Increase in misconduct of those working in NI social care

An increasing number of people working in social care in Northern Ireland have been found guilty of misconduct, the BBC has learned.

The latest case involves a Ballymena care assistant who physically and verbally abused elderly residents.

From April 2010 to March 2011 there were 95 complaints against social workers and social care workers.

This is a figure that has almost tripled in the past two years.

As a result of those complaints, 13 people have been brought before the Northern Ireland Social Care Council’s misconduct committee.

The charges include physically abusing vulnerable adults and leaving them unclothed and unsupervised.

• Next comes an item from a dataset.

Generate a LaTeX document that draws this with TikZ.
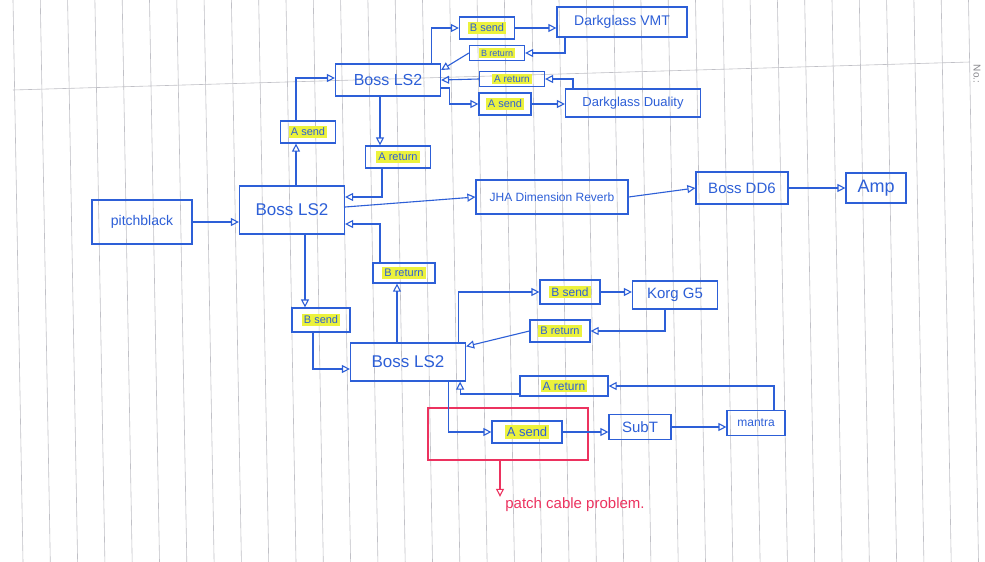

The council’s chief executive Brendan Johnston said people should be encouraged and not intimidated about giving evidence.


“We would always want to ensure that where people have a complaint or there is an issue of serious concern that it is referred to us,” he said.

“From time to time you uncover something that has happened that really causes you some concerns.

“It’s really important that people come forward with concerns that they have about any member of staff who doesn’t live up to the high standards.

“I mean members of the public, I mean employers and I mean fellow employees.”

Mr Johnston said he believed the recent introduction of compulsory registration to include childcare workers and social care wokers in adult homes was keeping a tighter control on a system that can be open to abuse.

He highlighted that “the vast majority of social care workers are very dedicated and committed”.

“They deliver a service that’s very highly valued and it’s really important that you can depend on what you are going to get if you are in care,” he said.

The Regulation and Quality Improvement Authority (RQIA), the Patient Client Council, individual trusts and the health board all provide ways for people to complain about the care of a loved one.


Joan Harbinson, the older people’s advocate, described the complaints procedure as “cumbersome” and said it only deters people from making complaints about the care a family member was receiving.

“I think at the moment it is very disjointed because we have a number of different organisations who receive, if you like, different sorts of complaints,” she said.

“I think that if you could operate a system where there was someone that could receive the complaint independent of the homes, that might actually be very helpful.”

One woman, who did not want to be identified, has both her parents in nursing care. Her mother is seriously ill and needs round the clock attention.

While she appreciates caring for the elderly is difficult, she said families should be allowed to voice their opinions and make complaints without fear of retribution.

“Nobody chooses to put their parents into a nursing home and it is a reluctant decision,” she said.

“You make a choice, which is the best choice you can make at the time, and I have just so many concerns about different aspects of their care and the system is so hard to work.

“The system is complicated – very, very complicated – and I have tried everybody under the sun and everybody passes you on to somebody else and they mean well but they pass you on and it is just a nightmare.”